• **AIM**:
Identify each line holding the string "document" and copy it.

• **INPUT ROWS**:
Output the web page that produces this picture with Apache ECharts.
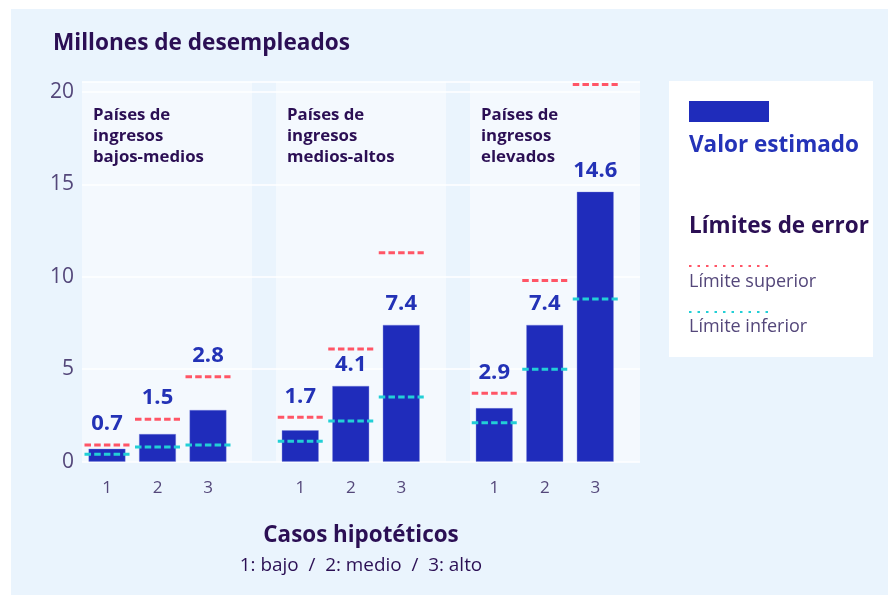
<!DOCTYPE html>
<html>
<head>
<meta charset="utf-8">
<script src="https://cdn.jsdelivr.net/npm/echarts@6/dist/echarts.min.js"></script>
<style>
  html, body { margin: 0; padding: 0; background: #ffffff; }
  #main { width: 888px; height: 595px; }
</style>
</head>
<body>
<div id="main"></div>
<script>
// datos
const categories = ["1", "2", "3"];
const groupNames = ["Países de\ningresos\nbajos-medios", "Países de\ningresos\nmedios-altos", "Países de\ningresos\nelevados"];
const estimate = [[0.7, 1.5, 2.8], [1.7, 4.1, 7.4], [2.9, 7.4, 14.6]];
const upper = [[0.9, 2.3, 4.6], [2.4, 6.1, 11.3], [3.7, 9.8, 20.4]];
const lower = [[0.4, 0.8, 0.9], [1.1, 2.2, 3.5], [2.1, 5.0, 8.8]];
const yTicks = [0, 5, 10, 15, 20];

const FONT = "'Open Sans', 'Noto Sans', sans-serif";
const BAR = "#1f2cbb";
const RED = "#ff5566";
const CYAN = "#22cfd6";
const DARK = "#2b0f54";
const GREY = "#54477a";

const yMax = 20.55;
const plotTop = 81.7, plotHeight = 380;
const panelLeft = [82, 276, 470];
const panelWidth = 170;
const gridLeft = [81.75, 275, 469];

const chart = echarts.init(document.getElementById("main"));

const grids = [], xAxes = [], yAxes = [], series = [];
for (let g = 0; g < 3; g++) {
  grids.push({ left: gridLeft[g], top: plotTop, width: 151.5, height: plotHeight });
  xAxes.push({
    gridIndex: g, type: "category", data: categories,
    axisLine: { show: false }, axisTick: { show: false },
    axisLabel: { color: GREY, fontSize: 17, fontFamily: FONT, margin: 18 }
  });
  yAxes.push({
    gridIndex: g, type: "value", min: 0, max: yMax, interval: 5,
    axisLabel: { show: false }, splitLine: { show: false },
    axisLine: { show: false }, axisTick: { show: false }
  });
  series.push({
    type: "bar", xAxisIndex: g, yAxisIndex: g,
    data: estimate[g], barWidth: 37,
    itemStyle: { color: BAR, borderColor: "rgba(120,130,220,0.6)", borderWidth: 0.6 }
  });
  series.push({
    type: "custom", xAxisIndex: g, yAxisIndex: g, z: 4,
    encode: { x: 0, y: 1 },
    data: estimate[g].map((v, i) => [i, v, upper[g][i], lower[g][i]]),
    renderItem: function (params, api) {
      const x = api.value(0);
      const v = api.value(1);
      const pBar = api.coord([x, v]);
      const pUp = api.coord([x, api.value(2)]);
      const pLo = api.coord([x, api.value(3)]);
      const half = 22.5;
      const anchor = (pBar[1] - pUp[1] < 35) ? pUp[1] : pBar[1];
      return {
        type: "group",
        children: [
          { type: "line", shape: { x1: pUp[0] - half, y1: pUp[1], x2: pUp[0] + half, y2: pUp[1] },
            style: { stroke: RED, lineWidth: 3, lineDash: [6.5, 3.2] } },
          { type: "line", shape: { x1: pLo[0] - half, y1: pLo[1], x2: pLo[0] + half, y2: pLo[1] },
            style: { stroke: CYAN, lineWidth: 3, lineDash: [6.5, 3.2] } },
          { type: "text", x: pBar[0], y: anchor - 21,
            style: { text: v.toFixed(1), fill: "#2332b6", fontSize: 22, fontWeight: "bold",
                     fontFamily: FONT, align: "center", verticalAlign: "middle" } }
        ]
      };
    }
  });
}
// rejilla completa para las etiquetas del eje y y las líneas guía
grids.push({ left: 82, top: plotTop, width: 558, height: plotHeight });
xAxes.push({ gridIndex: 3, type: "value", min: 0, max: 1, show: false });
yAxes.push({
  gridIndex: 3, type: "value", min: 0, max: yMax, interval: 5, z: 1,
  axisLine: { show: false }, axisTick: { show: false },
  axisLabel: {
    color: GREY, fontSize: 21, fontFamily: FONT, margin: 8, showMaxLabel: false,
    formatter: (val) => (yTicks.indexOf(val) >= 0 ? String(val) : "")
  },
  splitLine: { lineStyle: { color: "#ffffff", width: 1.5 } }
});

const graphics = [
  { type: "rect", z: -10, shape: { x: 11, y: 9, width: 877, height: 586 }, style: { fill: "#eaf4fd" } },
  { type: "text", x: 53, y: 44, style: { text: "Millones de desempleados", fill: DARK, fontSize: 22.6,
      fontWeight: "bold", fontFamily: FONT, verticalAlign: "middle" } },
  // leyenda
  { type: "rect", shape: { x: 669, y: 81, width: 204, height: 276 }, style: { fill: "#ffffff" } },
  { type: "rect", shape: { x: 689, y: 101, width: 80, height: 21 }, style: { fill: BAR } },
  { type: "text", x: 689, y: 146, style: { text: "Valor estimado", fill: "#2433b8", fontSize: 22.5,
      fontWeight: "bold", fontFamily: FONT, verticalAlign: "middle" } },
  { type: "text", x: 689, y: 227, style: { text: "Límites de error", fill: DARK, fontSize: 22.5,
      fontWeight: "bold", fontFamily: FONT, verticalAlign: "middle" } },
  { type: "line", shape: { x1: 689, y1: 266, x2: 770, y2: 266 }, style: { stroke: RED, lineWidth: 2.2, lineDash: [2.5, 6] } },
  { type: "text", x: 689, y: 282, style: { text: "Límite superior", fill: GREY, fontSize: 18,
      fontFamily: FONT, verticalAlign: "middle" } },
  { type: "line", shape: { x1: 689, y1: 312, x2: 770, y2: 312 }, style: { stroke: CYAN, lineWidth: 2.2, lineDash: [2.5, 6] } },
  { type: "text", x: 689, y: 327, style: { text: "Límite inferior", fill: GREY, fontSize: 18,
      fontFamily: FONT, verticalAlign: "middle" } },
  // título del eje x
  { type: "text", x: 361, y: 536, style: { text: "Casos hipotéticos", fill: DARK, fontSize: 22.4,
      fontWeight: "bold", fontFamily: FONT, align: "center", verticalAlign: "middle" } },
  { type: "text", x: 361, y: 566, style: { text: "1: bajo  /  2: medio  /  3: alto", fill: DARK, fontSize: 18.9,
      fontFamily: FONT, align: "center", verticalAlign: "middle" } }
];
for (let g = 0; g < 3; g++) {
  graphics.push({ type: "rect", z: -5, shape: { x: panelLeft[g], y: plotTop, width: panelWidth, height: plotHeight },
    style: { fill: "#f4f9fe" } });
  graphics.push({ type: "text", x: panelLeft[g] + 11, y: 105, style: { text: groupNames[g], fill: DARK,
    fontSize: 16.8, fontWeight: "bold", fontFamily: FONT, lineHeight: 21, verticalAlign: "top" } });
}

chart.setOption({
  backgroundColor: "#ffffff",
  animation: false,
  grid: grids,
  xAxis: xAxes,
  yAxis: yAxes,
  series: series,
  graphic: graphics
});
</script>
</body>
</html>
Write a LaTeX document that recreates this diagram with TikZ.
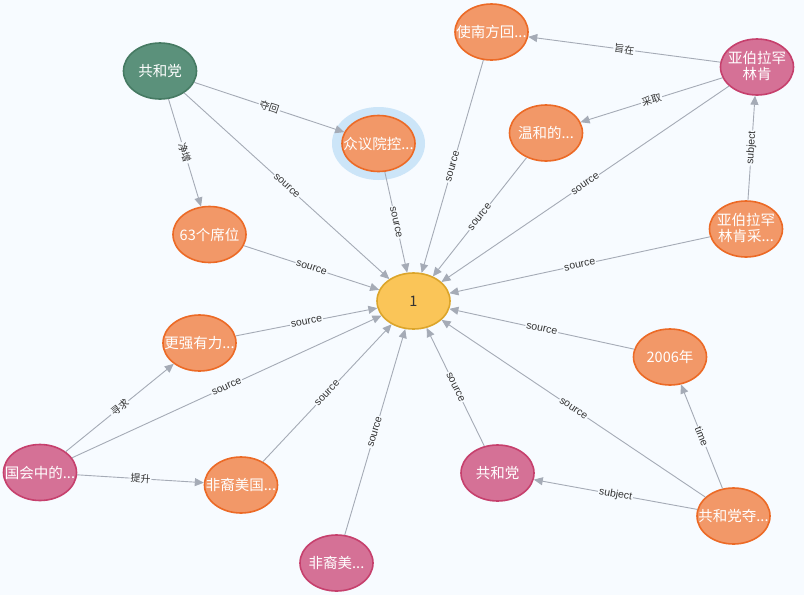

• **OUTPUT**:
const chart = echarts.init(document.getElementById("main"));
Write a LaTeX document that recreates this diagram with TikZ.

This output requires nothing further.